We can’t say we’re surprised, but we are disappointed. The whole point of having a debate in Bristol was that the party acknowledged there really is a part of Virginia outside the urban crescent. Too bad the candidates served up mostly platitudes about the region, when they acknowledged it at all.

State Sen. Jennifer McClellan delivered perhaps the most memorable line, about her 10-year-old son asking about the likelihood of being shot by police.

Former Del. Jennifer Carroll Foy was the most aggressive, describing McAuliffe as part of “Virginia’s past.”

But Del. Lee Carter might have been the most honest when he noted that others beyond Southwest Virginia were watching on various online platforms and proceeded to talk about the need for “off-peak, reverse direction” passenger rail service in Northern Virginia. Carter may be a socialist, but he knows how to count where the votes are.

Still, if we were grading the candidates on how well they addressed the needs of the region, we’d have to give them an I for “incomplete” at best.

That doesn’t absolve Republicans, by the way. Their seven candidates for governor — still awaiting the outcome of Saturday’s unusual remote convention with ranked-choice voting — haven’t exactly distinguished themselves by a serious discussion of the issues, either.

The reality is campaigns are rarely serious policy debates, despite the incessant prodding of pesky editorial writers.

For the record, none of the candidates addressed the eight questions we posed the day of the debate:

1. What will you do about the parole board?

2. Will you support a constitutional amendment to end disparity in Virginia schools?

3. Will you support a bond issue for school construction?

4. Should the state expect poor localities to raise their taxes to pay for schools?

5. What, if anything, does the state owe coal counties as reparations?

6. Who will back turning the University of Virginia’s College at Wise into a research university?

7. What will you do to support or block natural gas pipelines?

8. Who will agree to a fall debate in Southwest Virginia?

Lt. Gov. Justin Fairfax, to his credit, at least backed the spirit behind question three: He has proposed a $30 billion investment to “rebuild and reimagine” every public school building at least 40 years old.

He didn’t say how he’d get that past the Northern Virginia Democrats in the House who this year strangled even a much smaller investment — a $3 billion bond issue for school construction proposed by state Sen. Bill Stanley, R-Franklin County.

Once again we must point out an inconvenient fact: Democrats, who like to style themselves as the party most concerned about education, have somehow ceded this issue to Stanley, one of the most conservative Republicans in the legislature.

Fairfax ought to be standing in front of every old school building in the state — more than half are more than half a century old, so he has lots of opportunities — and making the case about how both parties have failed to fix the problem.

This is a political failure, although he’s got the policy right.

McClellan also gets partial credit for question three. She might be a calm, steady-handed governor (those are good things in our book, by the way), but is not a particularly aggressive campaigner. She voted for Stanley’s proposed bond issue, she voted for his proposed constitutional amendment, and she now chairs a commission on school modernization, but we didn’t hear her say much about any of this.

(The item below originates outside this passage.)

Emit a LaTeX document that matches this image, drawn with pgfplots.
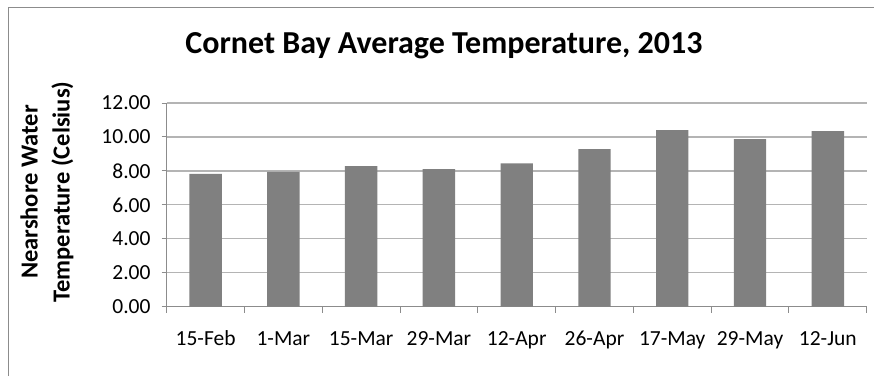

McClellan did, at least, find an opportunity, in a question about food security, to talk about how “I visited one school in Radford that doesn’t have air conditioning their cafeteria gets to be over 100 degrees … so when they eat [lunch], they’re passing out. We can’t have a bold education plan that does not address school construction and modernization needs.”

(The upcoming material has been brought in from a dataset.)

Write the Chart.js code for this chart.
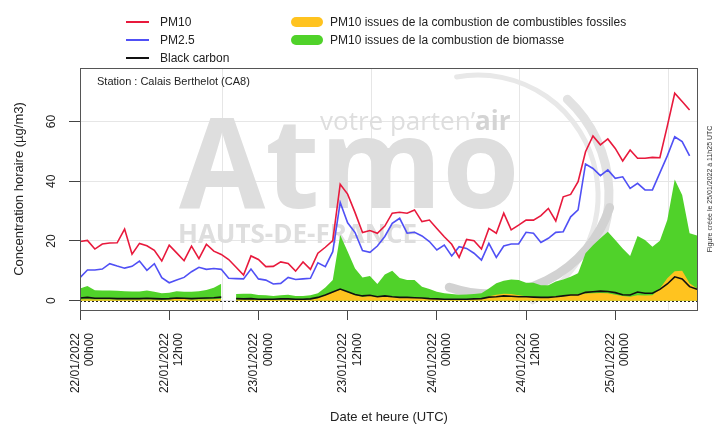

That was a mild jab at McAuliffe’s so-called “big and bold” educational plan that addresses none of these things. She, like Fairfax, ought to be making a much bigger deal about this.

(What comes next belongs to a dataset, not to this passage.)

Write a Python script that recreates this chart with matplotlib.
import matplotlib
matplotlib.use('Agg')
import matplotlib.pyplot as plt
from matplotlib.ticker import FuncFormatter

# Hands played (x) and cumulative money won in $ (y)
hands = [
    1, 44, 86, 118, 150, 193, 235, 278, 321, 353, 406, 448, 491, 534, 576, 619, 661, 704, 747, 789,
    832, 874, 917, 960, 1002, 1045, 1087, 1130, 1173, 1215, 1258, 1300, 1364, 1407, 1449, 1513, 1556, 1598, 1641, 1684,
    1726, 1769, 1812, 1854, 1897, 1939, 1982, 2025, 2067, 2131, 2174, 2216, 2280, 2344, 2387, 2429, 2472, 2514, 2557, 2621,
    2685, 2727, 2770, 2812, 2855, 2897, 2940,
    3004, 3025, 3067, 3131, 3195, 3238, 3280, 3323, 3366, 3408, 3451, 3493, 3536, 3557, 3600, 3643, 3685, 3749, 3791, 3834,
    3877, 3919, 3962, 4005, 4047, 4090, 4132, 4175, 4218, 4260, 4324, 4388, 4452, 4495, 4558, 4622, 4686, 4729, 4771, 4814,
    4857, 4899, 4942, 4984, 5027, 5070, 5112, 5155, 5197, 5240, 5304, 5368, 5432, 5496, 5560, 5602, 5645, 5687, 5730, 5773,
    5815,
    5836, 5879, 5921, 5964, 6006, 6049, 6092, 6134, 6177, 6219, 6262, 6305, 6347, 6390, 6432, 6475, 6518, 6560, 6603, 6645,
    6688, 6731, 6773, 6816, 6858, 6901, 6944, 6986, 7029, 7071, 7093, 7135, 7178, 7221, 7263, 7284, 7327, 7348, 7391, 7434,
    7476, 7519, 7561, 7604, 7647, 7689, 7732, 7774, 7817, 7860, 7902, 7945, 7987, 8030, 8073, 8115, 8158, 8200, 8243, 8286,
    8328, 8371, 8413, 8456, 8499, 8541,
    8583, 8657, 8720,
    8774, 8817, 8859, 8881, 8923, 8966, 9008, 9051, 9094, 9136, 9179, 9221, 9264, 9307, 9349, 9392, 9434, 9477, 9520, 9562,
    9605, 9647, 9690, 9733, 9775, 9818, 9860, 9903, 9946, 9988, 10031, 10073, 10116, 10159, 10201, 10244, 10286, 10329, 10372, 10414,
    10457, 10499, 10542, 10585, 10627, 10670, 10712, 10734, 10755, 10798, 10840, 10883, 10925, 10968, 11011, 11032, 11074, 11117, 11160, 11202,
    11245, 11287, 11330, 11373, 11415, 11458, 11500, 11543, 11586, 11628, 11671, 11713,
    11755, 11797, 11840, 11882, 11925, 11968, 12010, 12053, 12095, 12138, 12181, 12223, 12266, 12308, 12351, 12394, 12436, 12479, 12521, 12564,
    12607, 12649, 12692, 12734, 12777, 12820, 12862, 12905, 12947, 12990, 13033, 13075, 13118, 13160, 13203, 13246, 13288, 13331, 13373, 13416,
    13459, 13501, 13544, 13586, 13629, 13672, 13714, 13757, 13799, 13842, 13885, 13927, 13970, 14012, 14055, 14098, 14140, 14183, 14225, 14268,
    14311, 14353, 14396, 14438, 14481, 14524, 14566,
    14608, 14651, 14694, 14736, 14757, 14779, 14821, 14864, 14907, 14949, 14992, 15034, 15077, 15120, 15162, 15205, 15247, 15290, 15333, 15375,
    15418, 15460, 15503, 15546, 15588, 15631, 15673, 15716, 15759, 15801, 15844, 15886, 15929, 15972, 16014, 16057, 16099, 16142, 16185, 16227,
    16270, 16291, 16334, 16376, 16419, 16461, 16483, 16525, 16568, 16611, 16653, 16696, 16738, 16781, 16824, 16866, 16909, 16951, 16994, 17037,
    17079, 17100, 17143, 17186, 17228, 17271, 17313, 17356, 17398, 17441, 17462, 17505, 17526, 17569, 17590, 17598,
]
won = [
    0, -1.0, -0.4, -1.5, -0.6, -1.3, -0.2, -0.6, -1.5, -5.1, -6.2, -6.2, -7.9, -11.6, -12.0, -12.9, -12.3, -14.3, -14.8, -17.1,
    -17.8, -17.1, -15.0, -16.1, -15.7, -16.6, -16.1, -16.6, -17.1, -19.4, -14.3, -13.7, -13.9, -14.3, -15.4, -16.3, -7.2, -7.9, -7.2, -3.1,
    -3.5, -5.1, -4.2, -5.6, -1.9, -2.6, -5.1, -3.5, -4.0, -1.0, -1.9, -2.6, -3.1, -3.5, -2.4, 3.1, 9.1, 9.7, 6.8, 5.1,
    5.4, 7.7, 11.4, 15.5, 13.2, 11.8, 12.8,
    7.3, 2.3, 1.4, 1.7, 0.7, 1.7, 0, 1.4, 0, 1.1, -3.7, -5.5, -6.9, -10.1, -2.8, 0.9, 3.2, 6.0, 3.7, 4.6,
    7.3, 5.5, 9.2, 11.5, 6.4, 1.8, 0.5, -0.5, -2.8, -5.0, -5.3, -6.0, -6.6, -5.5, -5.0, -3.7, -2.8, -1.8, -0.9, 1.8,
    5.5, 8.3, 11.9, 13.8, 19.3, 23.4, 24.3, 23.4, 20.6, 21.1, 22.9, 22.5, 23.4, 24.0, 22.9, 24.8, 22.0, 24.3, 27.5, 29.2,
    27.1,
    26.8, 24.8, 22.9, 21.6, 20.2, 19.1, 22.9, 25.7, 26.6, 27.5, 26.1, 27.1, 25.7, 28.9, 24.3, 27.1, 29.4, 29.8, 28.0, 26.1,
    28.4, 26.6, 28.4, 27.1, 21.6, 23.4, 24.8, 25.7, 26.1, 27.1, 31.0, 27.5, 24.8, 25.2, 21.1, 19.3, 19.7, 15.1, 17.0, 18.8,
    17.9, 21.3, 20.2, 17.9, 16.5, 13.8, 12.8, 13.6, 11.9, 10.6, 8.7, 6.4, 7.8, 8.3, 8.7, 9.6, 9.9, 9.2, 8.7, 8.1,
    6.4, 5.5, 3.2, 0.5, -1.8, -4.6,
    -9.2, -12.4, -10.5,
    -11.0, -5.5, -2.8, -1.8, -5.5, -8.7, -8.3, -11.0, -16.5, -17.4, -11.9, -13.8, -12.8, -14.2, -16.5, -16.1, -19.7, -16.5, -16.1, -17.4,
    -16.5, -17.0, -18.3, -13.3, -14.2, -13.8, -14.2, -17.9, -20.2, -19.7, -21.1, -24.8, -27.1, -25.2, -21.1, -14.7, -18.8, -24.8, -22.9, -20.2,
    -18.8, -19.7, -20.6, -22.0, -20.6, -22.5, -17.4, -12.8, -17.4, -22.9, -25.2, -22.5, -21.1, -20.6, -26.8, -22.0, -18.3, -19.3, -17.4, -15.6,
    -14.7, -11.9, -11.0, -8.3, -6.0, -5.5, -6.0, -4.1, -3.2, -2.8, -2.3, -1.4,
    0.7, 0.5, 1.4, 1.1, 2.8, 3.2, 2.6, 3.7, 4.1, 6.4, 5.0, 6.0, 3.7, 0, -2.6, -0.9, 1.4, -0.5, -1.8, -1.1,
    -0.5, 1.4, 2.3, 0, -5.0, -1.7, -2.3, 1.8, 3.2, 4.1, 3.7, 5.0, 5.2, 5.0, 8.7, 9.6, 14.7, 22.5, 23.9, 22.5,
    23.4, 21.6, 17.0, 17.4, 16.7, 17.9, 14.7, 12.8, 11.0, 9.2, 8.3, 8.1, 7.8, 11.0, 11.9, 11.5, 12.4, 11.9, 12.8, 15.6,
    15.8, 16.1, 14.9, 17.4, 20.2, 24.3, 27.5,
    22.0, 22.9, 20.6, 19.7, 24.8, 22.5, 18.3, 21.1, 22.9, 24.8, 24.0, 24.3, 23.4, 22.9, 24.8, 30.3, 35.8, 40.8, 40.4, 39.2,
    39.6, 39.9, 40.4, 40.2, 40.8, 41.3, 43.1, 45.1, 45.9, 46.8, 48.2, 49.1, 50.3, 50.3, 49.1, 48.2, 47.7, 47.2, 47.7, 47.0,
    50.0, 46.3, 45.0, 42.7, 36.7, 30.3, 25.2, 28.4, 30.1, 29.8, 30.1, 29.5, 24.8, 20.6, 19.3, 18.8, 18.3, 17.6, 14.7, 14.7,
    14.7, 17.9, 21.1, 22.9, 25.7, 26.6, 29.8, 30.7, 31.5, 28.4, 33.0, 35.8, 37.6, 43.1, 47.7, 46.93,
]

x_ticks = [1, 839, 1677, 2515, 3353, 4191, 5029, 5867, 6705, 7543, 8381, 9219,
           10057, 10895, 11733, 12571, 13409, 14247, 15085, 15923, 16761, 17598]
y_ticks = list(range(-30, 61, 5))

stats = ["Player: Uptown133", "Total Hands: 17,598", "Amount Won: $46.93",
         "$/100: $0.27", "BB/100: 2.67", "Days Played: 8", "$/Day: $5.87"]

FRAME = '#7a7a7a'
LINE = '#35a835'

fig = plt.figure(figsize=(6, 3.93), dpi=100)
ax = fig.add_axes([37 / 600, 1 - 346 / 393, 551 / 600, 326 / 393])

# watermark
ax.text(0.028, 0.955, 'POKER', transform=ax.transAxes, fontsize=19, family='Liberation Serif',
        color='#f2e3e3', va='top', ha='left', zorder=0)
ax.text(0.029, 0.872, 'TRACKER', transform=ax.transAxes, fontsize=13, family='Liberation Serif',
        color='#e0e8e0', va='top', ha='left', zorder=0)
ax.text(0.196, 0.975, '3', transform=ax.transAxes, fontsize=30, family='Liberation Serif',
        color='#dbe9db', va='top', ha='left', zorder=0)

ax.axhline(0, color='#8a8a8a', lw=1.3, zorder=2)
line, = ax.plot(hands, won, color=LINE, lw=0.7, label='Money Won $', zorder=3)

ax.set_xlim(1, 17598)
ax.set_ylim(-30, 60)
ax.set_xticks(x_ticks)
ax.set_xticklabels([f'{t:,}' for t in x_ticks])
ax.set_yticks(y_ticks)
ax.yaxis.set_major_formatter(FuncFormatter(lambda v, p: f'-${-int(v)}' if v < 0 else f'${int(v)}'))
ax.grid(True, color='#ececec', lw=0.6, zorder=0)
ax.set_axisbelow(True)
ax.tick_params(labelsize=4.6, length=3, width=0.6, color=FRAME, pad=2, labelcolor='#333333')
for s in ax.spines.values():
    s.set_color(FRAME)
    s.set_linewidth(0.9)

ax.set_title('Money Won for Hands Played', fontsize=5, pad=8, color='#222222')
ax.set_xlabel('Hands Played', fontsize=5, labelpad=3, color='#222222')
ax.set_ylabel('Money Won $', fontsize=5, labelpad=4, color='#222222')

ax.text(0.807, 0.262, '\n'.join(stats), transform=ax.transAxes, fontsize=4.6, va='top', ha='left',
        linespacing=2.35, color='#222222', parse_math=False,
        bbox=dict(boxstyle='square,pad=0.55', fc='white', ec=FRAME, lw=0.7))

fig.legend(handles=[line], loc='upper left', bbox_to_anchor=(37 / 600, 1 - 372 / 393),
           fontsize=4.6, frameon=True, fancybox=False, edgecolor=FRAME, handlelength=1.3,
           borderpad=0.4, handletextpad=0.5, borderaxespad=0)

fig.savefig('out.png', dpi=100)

Instead, when the candidates did talk about issues unique to rural Virginia, it was usually in the broadest of generalities (although we did learn that Carter backs a passenger rail line that would parallel I-81 all the way to Winchester and ideally beyond).

Guess what? All the candidates are in favor of rural broadband. Guess what? Republicans are, too. Talking about rural broadband is easy; making it happen is more difficult.

Carter, who’s not afraid to challenge the status quo, had the most specific plan: He thinks the government should build rural broadband and then spin it off to nonprofits.

That may not be the right answer — that’s a matter of ideological taste — but it’s at least a specific plan.

Are any candidates willing to pay for satellite-based internet that would bypass existing telecoms? We don’t know.

In a different context, Carter took a shot at Elon Musk. Here’s the thing: Musk, through his satellite-based Starlink service, is actually providing internet right now to some households in Wise County. We suspect Musk’s favorability rating there is pretty high right now.

McClellan and Foy both claimed credit for the Clean Economy Act — Foy as a co-patron, McClellan as the main patron. That might win votes in the urban crescent but not in Southwest Virginia.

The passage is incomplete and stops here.